Il Padre nostro è una preghiera del compromesso, è un’orazione di impegno anche politico nel mondo, non è una preghiera intimista. Se io recito il Padre nostro, devo pregare per il pane di tutti, quelli che mi sono vicini e quelli che non lo sono. Recitare il Padre nostro mi rende responsabile circa lo stato del mondo. Nelle comunità di Emmaus, fondate dall’abbé Pierre, a tavola, si recita questa orazione:
Signore, aiutaci a cercare il pane per coloro che hanno fame e cercare la fame per coloro che hanno il pane.
Cercare il pane per quelli che hanno fame… Cercare ciò che è essenziale per la vita, materiale e spirituale. Cercare la fame per quelli che hanno il pane, per quelli che sono soddisfatti, che vivono sotto la loro campana di vetro dimenticandosi degli altri, per quelli che potevano fare qualcosa e non la fanno, per quelli che non hanno mai pensato al Padre nostro come una preghiera che ci spinge verso la fraternità, necessariamente.
Il pane è il simbolo di questa fraternità. Non è soltanto il risultato della fraternità, ma deve provocarla, reinventarla.
Esiste una tradizione (in verità, uno strumento spirituale) che è caduta in disuso, e che sarebbe importante riscoprire: si tratta del digiuno. Viviamo triturati nella digestione che il mondo fa di noi stessi. Presto l’essere viene relegato e sostituito dalla corsa all’avere. Corriamo da un lato all’altro, come ostaggi e strumenti, più che autonomi e creativi.
Ebbene, il digiuno (ad esempio, mangiare meno o evitare il superfluo, consumare meno, criticare meno, eccetera) corrisponde a un atto spirituale, perché allarga il campo della nostra libertà.
Senza rendercene conto, sono molte le correnti che ci imprigionano e le dipendenze che diminuiscono la nostra capacità di tessere pratiche fraterne! Il digiuno, con l’adottare uno stile più frugale, crea nuove disponibilità, rende possibile un miglior esercizio di discernimento, riesce anche a migliorare il senso dell’umore… e ci predispone alla solidale condivisione con i più poveri.

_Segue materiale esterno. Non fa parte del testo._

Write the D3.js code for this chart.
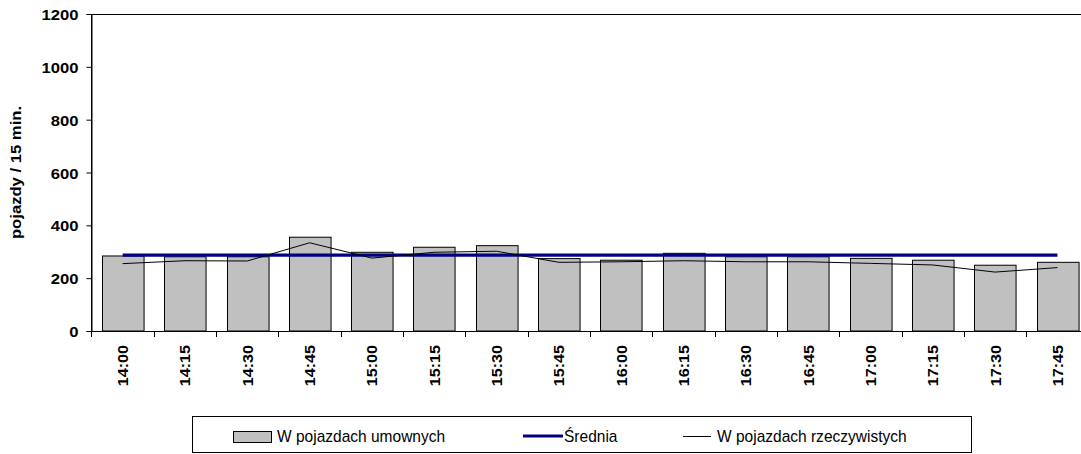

Noi preghiamo: “Il nostro pane quotidiano”, quotidiano… Quando il popolo abbandonò l’Egitto e cominciò il suo cammino nel deserto, durante quarant’anni, fino al monte Sinai, riceveva tutti i giorni una porzione di pane che era la manna, ma ne riceveva soltanto la quantità necessaria per quel giorno.
Quando camminiamo, non possiamo procedere con troppi pesi, altrimenti non arriveremo lontano. Il viaggiatore o il pellegrino devono accettare di fare l’esperienza di vivere di ciò che è quotidiano, di ogni giorno.
E questo è vivere di Dio. Ogni giorno abbiamo Dio. E, perciò, non possiamo fare come l’uomo della parabola, che riempie i suoi magazzini di pane e poi dice: “Adesso, anima mia, hai i magazzini pieni, riposa pure”, riposa a volontà. Il Signore dice: “Insensato, in quel giorno il Signore verrà a cercare la tua anima e cosa possederai tu dinanzi a Dio?” (cf. Lc 12,16-21).
Se vogliamo essere nomadi di Dio, se vogliamo vivere di lui, dovremo creare una libertà molto grande rispetto alle cose. La verità è che queste ci imprigionano.
Ciò che possediamo, presto possiede noi stessi. Per il cristiano, uno stile di vita frugale testimonia meglio di mille parole la fede in Dio.
Il vangelo ci insegna non certo ad accumulare, ma a moltiplicare. Gesù ci rivela le possibilità di vita che un unico pane nasconde. Con un unico pane possiamo fare molte cose, se impariamo l’arte di moltiplicare la vita. Moltiplicare la generosità, la solidarietà, la tenerezza, la capacità di soffrire con gli altri e di mettersi nei loro panni…
J. Tolentino Mendonça, Padre nostro che sei in terra (2013).